Last week, the interbank market was in chaos. The repo rates skyrocketed to 10% forcing the NY Fed to intervene with a series of repurchase operations to keep the federal funds rate within the prescribed range of 1.75% to 2.00%. While the episode is reminiscent of the severe seizure which occurred ten years ago, this time around the banking system did not suffer a 2008-style freeze-up. A decade ago, the issue was that banks lost trust in each other because the collateral of banks was not deemed worthy of consideration. What we had was an inverse bank run. Reason being, people were not taking their money out of the banks but unwilling to put any money in them.
What we had last week was a squeeze---too many bonds and not enough cash – that brought about a supply-demand mismatch. I do not know all of the specifics that brought this about. Suffice it to say that it was essentially caused by structural and legacy problems that unfortunately collided with a confluence of events like corporate tax payments, margin calls on short oil positions and coupon settlements stemming from the bond rout.
Nevertheless, it is a warning sign that the Fed should not neglect and must address. The basic problem is the runoff of treasury bonds by the Fed, combined with the issuance of treasuries to finance the government deficit at a time when banks prefer to park their excess liquidity at the Fed with a competitive interest rate to meet the stricter capital requirements, stress tests and regulations whilst at the same time foreigners are accumulating dollar-denominated debt because rates are so low abroad.
In this connection, the Fed interjected with band-aids giving just enough liquidity to the system to prevent a repo-rate from blowing-up.

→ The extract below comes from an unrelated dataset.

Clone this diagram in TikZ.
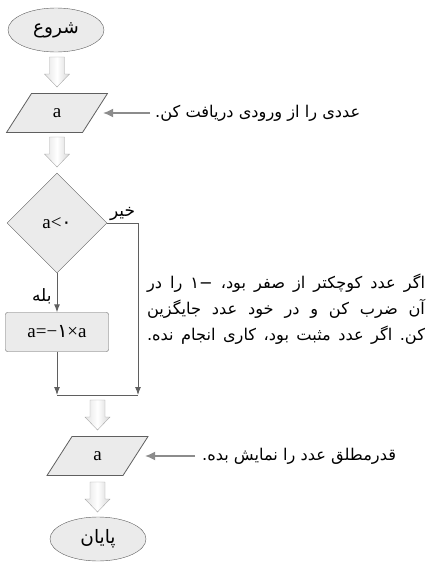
\documentclass[tikz,border=0pt]{standalone}
\usepackage{fontspec}
\setmainfont{Liberation Serif}
\newfontfamily\farsi[Script=Arabic]{DejaVu Sans}
\TeXXeTstate=1
\frenchspacing
\usetikzlibrary{arrows.meta,positioning,shapes.geometric,calc}

\definecolor{linegray}{HTML}{5F5F5F}
\definecolor{boxgray}{HTML}{EBEBEB}
\definecolor{pointergray}{HTML}{8C8C8C}
\definecolor{shaftgray}{HTML}{A8A8A8}

\tikzset{
  pics/flowarrow/.style={code={
    \draw[draw=shaftgray, left color=gray!22, right color=gray!32, middle color=white]
      (-7.5,0) -- (-7.5,17) -- (-12.5,17) -- (0,30) -- (12.5,17) -- (7.5,17) -- (7.5,0) -- cycle;
  }},
}
% slanted input/output box round a centre point
\newcommand{\ioshape}[1]{\draw[iobox] ($(#1)+(-50.5,19.5)$) -- ++(25,-39) -- ++(76,0) -- ++(-25,39) -- cycle;}

\begin{document}
\begin{tikzpicture}[x=1pt, y=-1pt,
  terminal/.style={ellipse, draw=linegray, fill=boxgray, minimum width=96pt, minimum height=44pt, inner sep=0pt, font=\farsi\fontsize{18.5}{20}\selectfont},
  iobox/.style={draw=linegray, fill=boxgray, line width=0.8pt},
  iotext/.style={minimum width=76pt, minimum height=39pt, inner sep=0pt, font=\fontsize{19}{21}\selectfont},
  decision/.style={diamond, draw=linegray, fill=boxgray, minimum width=100pt, minimum height=100pt, inner sep=0pt, font=\fontsize{19}{21}\selectfont},
  process/.style={rectangle, rounded corners=2pt, draw=linegray, fill=boxgray, minimum width=103pt, minimum height=39pt, inner sep=0pt, font=\fontsize{19}{21}\selectfont},
  flow/.style={draw=linegray, line width=1pt, -{Latex[length=8pt, width=6pt]}},
  pointer/.style={draw=pointergray, line width=1.2pt, -{Latex[length=10pt, width=9pt]}},
  note/.style={font=\farsi\fontsize{16.2}{26}\selectfont, inner sep=0pt},
  branch/.style={font=\farsi\fontsize{17}{19}\selectfont, inner sep=1pt},
]
\useasboundingbox (0,0) rectangle (428,563);

% flow column
\node[terminal] (start) at (56,30) {\beginR شروع\endR};
\ioshape{57,113}
\node[iotext] (in) at (57,113) {a};
\node[decision] (test) at (57,223) {a<{\farsi ۰}};
\node[process] (neg) at (57,332) {a=−{\farsi ۱}×a};
\coordinate (joinL) at (57,395);
\coordinate (joinR) at (138,395);
\ioshape{97.5,456}
\node[iotext] (out) at (97.5,456) {a};
\node[terminal] (stop) at (98,539) {\beginR پایان\endR};

% block arrows between steps
\pic at (57,57) {flowarrow};
\pic at (57,137) {flowarrow};
\pic at (97.5,400) {flowarrow};
\pic at (97.5,482) {flowarrow};

% branches
\draw[flow] (test.south) -- node[branch, left=4pt, pos=0.6] {\beginR بله\endR} (neg.north);
\draw[flow] (neg.south) -- (joinL);
\draw[flow] (test.east) -- node[branch, above=1pt] {\beginR خیر\endR} (test.east -| joinR) -- (joinR);
\draw[draw=linegray, line width=1pt] (joinL) -- (joinR);

% notes
\node[note, anchor=west] (innote) at (155,113) {\beginR عددی را از ورودی دریافت کن.\endR};
\draw[pointer] (innote.west) ++(-5,0) -- ($(in.east)+(8,0)$);
\node[note, anchor=west] (outnote) at (202,456) {\beginR قدرمطلق عدد را نمایش بده.\endR};
\draw[pointer] (outnote.west) ++(-7,0) -- ($(out.east)+(9.5,0)$);
\node[note, align=center] (negnote) at (286,309) {%
  \makebox[278pt][s]{\beginR اگر عدد کوچکتر از صفر بود، \beginL−۱\endL{} را در\endR}\\
  \makebox[278pt][s]{\beginR آن ضرب کن و در خود عدد جایگزین\endR}\\
  \makebox[278pt][s]{\beginR کن. اگر عدد مثبت بود، کاری انجام نده.\endR}};
\end{tikzpicture}
\end{document}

What really mattered was the acknowledgement by Chairman Powell during a press conference following the FOMC meeting that he was taking the situation seriously. He admitted that the Fed underestimated the amount of reserves necessary for the banking system and that “we will need to resume the organic growth of the balance sheet earlier than we thought. That’s always been a possibility and it certainly is now.” I can’t tell if the monetary authorities will expand the balance sheet by buying treasuries in the open market or by launching a standing repo facility. In any case, the Fed can handle the situation. It will be on a “QE-Lite” watch for an infinite amount of time.
Heisenberg reported that Mark Cabana of the BofA estimated “the Fed needs to purchase around $250 billion in assets in the secondary market in order to get back to an abundant reserve regime with a buffer. Going forward, the Fed would need to persist in outright purchases of around $150bn/year to maintain that level.” For me, it sounds as though the Fed will address the lack of cash by announcing, at the October FOMC meeting or sooner, a promise of ad hoc liquidity injections in perpetuity or an inevitable balance sheet expansion at infinity.
Although Friday’s overnight repurchase agreements marking the fourth-consecutive day of cash injections were oversubscribed, the money stress was abating because banks used lesser amounts of repos at lower funding rates than earlier in the week. So far, the Fed has introduced two measures to alleviate the jitters. The monetary authorities decreased the interest rate paid on excess liquidity left at the Fed, and the Open Market Trading Desk at the NY Fed will conduct a series of overnight and term repurchase agreement operations to help maintain the federal funds rate within the target range. It is, perhaps, a prelude to a forthcoming announcement of a permanent balance sheet expansion or standing facility.
What Does It Mean To Have the Two Largest Central Banks In the World On Light Quantitative Easing (QE) for As Long As It Takes?
In sum, there is a shortage of cash and an excess of Treasuries: but, banks are much safer than they were in 2008. Today, financial regulations compel banks to keep much larger amounts of reserves classified as high-quality assets on their balance sheet. That said, it did bring about a problem.
In the past two years, the U.S. monetary base decreased by about $600bn and bank reserves by almost $800bn because of a Fed-program of selling Treasuries in the secondary market called quantitative tightening. Given that the buyers of treasuries sold by the Fed were the banks, their holdings of treasuries more than doubled, causing a relative scarcity of cash. The long term effect of this shift means that the Fed needs to find a way to keep the Repo market calm. There is only one way to deal with the imbalance: raise the monetary base by buying bonds in the open market. A technical fix is not a long term solution; what is needed is a bond-buying operation that will increase the cash position of the banks and arrest deteriorating liquidity.
What we now have is assurance of low interest rates on the short end of the yield curve---given the recent rate cuts and QE-Lite in the US and Eurozone. The combination should help by keeping the yield curve flat or perhaps even aid in steepening it.
While I fully recognize that the predominant belief is that inflation is gone for good because of a popular narrative that supply-abundance and slow demand-growth is deeply entrenched, I anticipate that we shall eventually get a brand new story about the economy. It will be one of moderate productivity gains and mild-inflation as opposed to what we have today--- secular stagnation. I cannot help but think that when the markets are positioned for the worst, forcing central banks to ease at a time when economic data shows less than full employment, productivity can only be the stimulus for current and future growth and inflation is bound to come back under the persistence of easy money. Thus, recession talks may prove to be an error.
History is clear that the stock market does well and low bond yields are indefensible when an anticipated recession fails to occur. That is what we might get. It may not be exciting, but most high-frequency economic trackers are suggesting that real growth will be about 2.0% in Q3 and Cleveland Fed’s NowInflation Casting model is predicting that core PCE will run at the annual rate of 2.1%. It’s as if the traditional business cycle has left us for good---frequent and large swings have been replaced by a flat line of two for inflation-plus-two for growth.